- **EXERCISE GOAL**: Output the first line of the listing and each line after it, up to and including the line that contains "import matplotlib.ticker as mticker", exactly as written, minus the pictures.

++++++

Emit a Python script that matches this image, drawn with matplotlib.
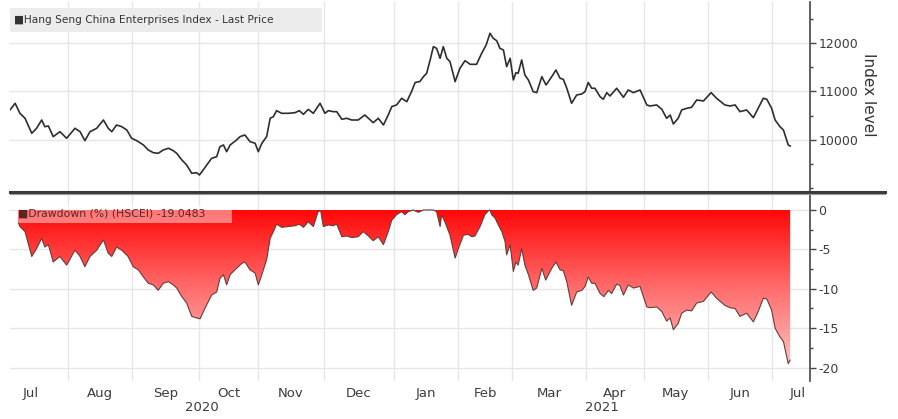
import numpy as np
import matplotlib
matplotlib.use("Agg")
import matplotlib.pyplot as plt
from matplotlib.colors import LinearSegmentedColormap
from matplotlib.lines import Line2D
from matplotlib.patches import Rectangle, Polygon
import matplotlib.ticker as mticker

# ---------------- data (x = trading-session index from start of window) ----------------
price_session = [0.0, 1.6, 3.1, 4.7, 6.8, 8.3, 9.9, 10.9, 12.0, 13.5, 15.6, 17.7, 20.3, 21.9, 23.4,
                 25.0, 27.1, 29.2, 30.7, 31.8, 33.3, 34.9, 36.5, 38.0, 39.6, 41.7, 43.2, 44.8, 46.3,
                 47.9, 49.5, 51.0, 52.1, 53.7, 55.2, 56.8, 58.3, 59.2, 60.9, 63.0, 64.6, 65.6, 66.7,
                 67.7, 68.8, 70.8, 71.9, 73.4, 75.0, 76.6, 77.6, 78.7, 80.2, 81.3, 82.3, 83.3, 84.9,
                 87.0, 89.1, 90.4, 91.7, 93.2, 94.8, 96.9, 98.4, 99.5, 101.0, 102.1, 103.7, 105.2,
                 106.8, 108.8, 110.9, 112.0, 113.5, 115.1, 116.7, 118.2, 119.3, 120.8, 122.4, 124.0,
                 125.5, 126.6, 128.1, 129.2, 130.2, 131.3, 132.3, 133.3, 134.4, 135.4, 136.5, 137.5,
                 139.1, 140.6, 142.2, 143.8, 145.8, 147.4, 148.8, 150.0, 151.0, 152.1, 153.1, 154.2,
                 155.2, 156.3, 157.3, 158.1, 158.8, 159.9, 160.9, 162.0, 163.5, 164.6, 166.2, 167.5,
                 169.3, 170.6, 171.9, 172.9, 174.0, 175.5, 177.1, 178.7, 179.7, 180.7, 181.8, 182.8,
                 184.4, 185.4, 186.5, 187.5, 189.6, 191.7, 193.2, 194.8, 196.9, 199.0, 200.0, 202.1,
                 203.7, 205.2, 206.3, 207.3, 208.8, 209.9, 211.5, 213.0, 214.6, 216.7, 219.1, 220.8,
                 223.4, 225.0, 226.6, 228.1, 230.2, 232.3, 233.8, 235.4, 236.5, 238.0, 239.1, 240.6,
                 241.7, 243.2, 243.8]
price_values = [10620, 10757, 10550, 10447, 10138, 10241, 10412, 10274, 10289, 10069, 10171, 10035,
                10241, 10171, 9986, 10171, 10241, 10412, 10241, 10171, 10309, 10275, 10206, 10035,
                9986, 9897, 9794, 9738, 9725, 9794, 9829, 9780, 9725, 9588, 9485, 9313, 9326, 9278,
                9430, 9622, 9656, 9862, 9897, 9759, 9897, 10000, 10069, 10103, 9966, 9932, 9759,
                9932, 10069, 10447, 10481, 10605, 10550, 10550, 10563, 10605, 10529, 10632, 10550,
                10757, 10550, 10605, 10584, 10584, 10427, 10447, 10412, 10412, 10515, 10447, 10357,
                10447, 10309, 10515, 10687, 10722, 10860, 10790, 11000, 11185, 11206, 11306, 11375,
                11650, 11924, 11890, 11684, 11924, 11684, 11615, 11203, 11478, 11635, 11560, 11560,
                11787, 11959, 12200, 12097, 12047, 11890, 11856, 11512, 11684, 11237, 11388, 11375,
                11650, 11340, 11237, 10996, 10976, 11306, 11134, 11306, 11443, 11272, 11251, 11066,
                10757, 10928, 10949, 10996, 11185, 11066, 11066, 10893, 10840, 10976, 10907, 11066,
                10880, 11031, 10976, 11031, 10722, 10701, 10722, 10632, 10447, 10515, 10330, 10447,
                10619, 10653, 10674, 10825, 10804, 10976, 10860, 10722, 10701, 10722, 10584, 10619,
                10460, 10653, 10860, 10839, 10653, 10412, 10275, 10206, 9897, 9876]

dd_session = [2.5, 3.1, 4.7, 6.8, 8.3, 9.9, 10.9, 12.0, 13.5, 15.6, 17.7, 20.3, 21.9, 23.4, 25.0,
              27.1, 29.2, 30.7, 31.8, 33.3, 34.9, 36.9, 38.5, 40.1, 41.7, 43.2, 44.8, 46.3, 47.9,
              49.5, 51.0, 52.1, 53.7, 55.2, 56.8, 58.3, 59.4, 60.9, 63.0, 64.6, 65.6, 66.7, 67.7,
              68.8, 70.8, 72.4, 73.4, 75.0, 76.6, 77.6, 78.7, 80.2, 81.3, 82.3, 83.3, 84.9, 87.0,
              89.1, 90.4, 91.7, 93.2, 94.8, 96.3, 97.1, 97.9, 99.5, 101.0, 102.1, 103.7, 105.2,
              106.8, 108.8, 110.4, 112.0, 113.5, 115.1, 116.7, 118.2, 119.3, 120.8, 122.4, 123.4,
              124.5, 126.0, 127.6, 129.2, 132.3, 133.3, 134.4, 134.9, 135.9, 137.5, 139.1, 140.1,
              141.7, 143.2, 144.3, 145.3, 146.9, 148.4, 149.5, 150.0, 150.5, 151.6, 152.6, 153.7,
              154.7, 155.2, 156.3, 157.3, 158.1, 158.8, 159.9, 160.9, 162.0, 163.5, 164.6, 166.2,
              167.4, 169.3, 170.6, 171.9, 172.9, 174.0, 175.5, 177.1, 178.7, 179.7, 180.7, 181.8,
              182.8, 184.4, 185.6, 187.0, 188.0, 189.6, 190.6, 191.7, 193.2, 194.8, 196.9, 199.0,
              200.0, 202.1, 203.7, 205.2, 206.3, 207.3, 208.8, 209.9, 211.5, 213.0, 214.6, 216.7,
              219.1, 220.8, 223.4, 225.0, 226.6, 228.1, 230.2, 232.3, 233.8, 235.4, 236.5, 238.0,
              239.1, 240.6, 241.7, 243.2, 243.8]
dd_values = [-1.5, -2.1, -2.75, -5.9, -4.9, -3.6, -4.7, -4.4, -6.6, -5.9, -7.0, -5.1, -5.9, -7.2,
             -5.9, -5.1, -3.8, -5.5, -5.9, -4.7, -5.1, -5.9, -7.2, -7.6, -8.5, -9.3, -9.5, -10.2,
             -9.3, -9.1, -9.5, -9.9, -11.0, -11.8, -13.5, -13.7, -13.8, -12.5, -10.8, -10.4, -8.7,
             -8.2, -9.5, -8.2, -7.4, -6.8, -6.6, -7.6, -8.0, -9.5, -8.2, -6.3, -3.6, -2.75, -1.8,
             -2.2, -2.1, -2.0, -1.8, -2.2, -1.5, -2.1, -0.2, -0.1, -2.1, -1.9, -2.0, -1.8, -3.4,
             -3.3, -3.5, -3.4, -2.75, -3.3, -3.9, -3.4, -4.4, -2.75, -1.3, -0.6, -0.2, -0.6, -0.2,
             0.0, -0.3, 0.0, 0.0, -0.2, -2.1, -0.6, -1.5, -3.2, -6.1, -4.9, -3.2, -3.1, -3.4, -3.3,
             -2.1, -0.6, -0.1, 0.0, -0.6, -1.05, -1.9, -2.75, -4.0, -5.7, -4.4, -7.8, -6.6, -7.0,
             -4.9, -7.0, -8.2, -10.2, -9.9, -7.4, -8.9, -7.4, -6.6, -7.6, -7.7, -9.1, -12.1, -10.4,
             -10.2, -9.7, -8.5, -9.3, -9.3, -10.6, -11.0, -10.2, -10.6, -9.4, -9.6, -10.8, -9.5,
             -9.9, -9.7, -12.3, -12.4, -12.3, -12.9, -14.1, -13.7, -15.2, -14.4, -13.1, -12.7,
             -12.8, -11.8, -11.6, -10.4, -11.2, -12.1, -12.4, -12.5, -13.5, -13.1, -14.2, -12.9,
             -11.2, -11.3, -12.7, -15.0, -16.1, -16.7, -19.5, -19.0483]

month_names = ["Jul", "Aug", "Sep", "Oct", "Nov", "Dec", "Jan", "Feb", "Mar", "Apr", "May", "Jun", "Jul"]
month_start_session = [-5, 18, 38, 59, 77.5, 98, 120, 140, 157, 180, 198, 218, 238, 254]
year_labels = ["2020", "2021"]
price_ticks = [10000, 11000, 12000]
dd_ticks = [0, -5, -10, -15, -20]
legend_price = "\u25A0Hang Seng China Enterprises Index - Last Price"
legend_dd = "\u25A0Drawdown (%) (HSCEI) -19.0483"
ylabel_price = "Index level"

# ---------------- layout helpers ----------------
W, H = 898, 419
fig = plt.figure(figsize=(W / 100, H / 100), dpi=100)
fig.patch.set_facecolor("white")


def rect(l, t, r, b):
    return [l / W, 1 - b / H, (r - l) / W, (b - t) / H]


TXT = "#3c3c3c"
GRID = "#e6e6e6"
SPINE = "#454545"
XLIM = (0, 250)

ax1 = fig.add_axes(rect(10, 2, 810, 191))
ax2 = fig.add_axes(rect(10, 195, 810, 381))

major_x = [m for m in month_start_session if XLIM[0] <= m <= XLIM[1]]
mid_x = [(a + b) / 2 for a, b in zip(month_start_session[:-1], month_start_session[1:])]

for ax in (ax1, ax2):
    for s in ("top", "left", "bottom"):
        ax.spines[s].set_visible(False)
    ax.spines["right"].set_color(SPINE)
    ax.spines["right"].set_linewidth(1.2)
    ax.yaxis.tick_right()
    ax.tick_params(axis="y", which="major", direction="out", length=4, width=1,
                   color=SPINE, labelsize=9, labelcolor=TXT, pad=2)
    ax.tick_params(axis="y", which="minor", direction="out", length=2.5, width=1, color=SPINE)
    ax.xaxis.set_major_locator(mticker.FixedLocator(major_x))
    ax.xaxis.set_minor_locator(mticker.FixedLocator(mid_x))
    ax.tick_params(axis="x", which="both", length=0)
    ax.xaxis.set_major_formatter(mticker.NullFormatter())
    ax.grid(True, axis="x", which="major", color=GRID, lw=1.0)
    ax.grid(True, axis="y", which="major", color=GRID, lw=1.0)
    ax.set_axisbelow(True)

# ---------------- top: price ----------------
ax1.plot(price_session, price_values, color="#2e2e2e", lw=1.2, zorder=3)
ax1.set_xlim(*XLIM)
ax1.set_ylim(8948, 12845)
ax1.yaxis.set_major_locator(mticker.FixedLocator(price_ticks))
ax1.yaxis.set_minor_locator(mticker.MultipleLocator(500))
ax1.yaxis.set_major_formatter(mticker.FuncFormatter(lambda v, p: f"{int(v)}"))
ax1.xaxis.set_minor_formatter(mticker.NullFormatter())

# ---------------- bottom: drawdown with gradient ----------------
ylo, yhi = -21.7, 1.9
verts = [(dd_session[0], 0)] + list(zip(dd_session, dd_values)) + [(dd_session[-1], 0)]
clip_poly = Polygon(verts, closed=True, facecolor="none", edgecolor="none", transform=ax2.transData)
ax2.add_patch(clip_poly)
cmap = LinearSegmentedColormap.from_list("dd", ["#ff0808", "#ff7070", "#ffc6c6"])
grad = np.linspace(0, 1, 256).reshape(-1, 1)
im = ax2.imshow(grad, aspect="auto", cmap=cmap, origin="upper",
                extent=[dd_session[0], dd_session[-1], -20.5, 0], zorder=2, interpolation="bilinear")
im.set_clip_path(clip_poly)
ax2.plot(dd_session, dd_values, color="#6a3a3a", lw=0.8, zorder=3)
ax2.set_xlim(*XLIM)
ax2.set_ylim(ylo, yhi)
ax2.yaxis.set_major_locator(mticker.FixedLocator(dd_ticks))
ax2.yaxis.set_minor_locator(mticker.MultipleLocator(2.5))
ax2.yaxis.set_major_formatter(mticker.FuncFormatter(lambda v, p: f"{int(v)}".replace("\u2212", "-")))
ax2.xaxis.set_minor_formatter(mticker.FixedFormatter(month_names))
ax2.tick_params(axis="x", which="minor", labelsize=9.5, labelcolor=TXT, pad=4)

jan = month_start_session[6]
year_pos = [(XLIM[0] + jan) / 2, (jan + XLIM[1]) / 2]
for lbl, xp in zip(year_labels, year_pos):
    ax2.text(xp, -0.145, lbl, transform=ax2.get_xaxis_transform(), ha="center", va="center",
             fontsize=9.5, color=TXT, clip_on=False)

# ---------------- legends, separator, axis title ----------------
fig.add_artist(Rectangle((10 / W, 1 - 32 / H), 312 / W, 24 / H, transform=fig.transFigure,
                         facecolor="#ececec", edgecolor="none", zorder=5))
fig.text(14 / W, 1 - 20 / H, legend_price, fontsize=7.6, color="#333333", va="center", ha="left", zorder=6)

fig.add_artist(Rectangle((17 / W, 1 - 223 / H), 215 / W, 18 / H, transform=fig.transFigure,
                         facecolor="white", alpha=0.45, edgecolor="none", zorder=5))
fig.text(18 / W, 1 - 213 / H, legend_dd, fontsize=7.8, color="#5a2525", va="center", ha="left", zorder=6)

fig.add_artist(Line2D([10 / W, 885 / W], [1 - 192 / H] * 2, transform=fig.transFigure,
                      color="#3a3a3a", lw=2.2, zorder=7))
fig.add_artist(Line2D([10 / W, 885 / W], [1 - 194.5 / H] * 2, transform=fig.transFigure,
                      color="#9a9a9a", lw=0.8, zorder=7))

fig.text(868 / W, 1 - 95 / H, ylabel_price, rotation=270, fontsize=11, color="#333333",
         ha="center", va="center")

fig.savefig("out.png", dpi=100, facecolor="white")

++++++

- **EXERCISE RESPONSE**:
Emit a Python script that matches this image, drawn with matplotlib.
import numpy as np
import matplotlib
matplotlib.use("Agg")
import matplotlib.pyplot as plt
from matplotlib.colors import LinearSegmentedColormap
from matplotlib.lines import Line2D
from matplotlib.patches import Rectangle, Polygon
import matplotlib.ticker as mticker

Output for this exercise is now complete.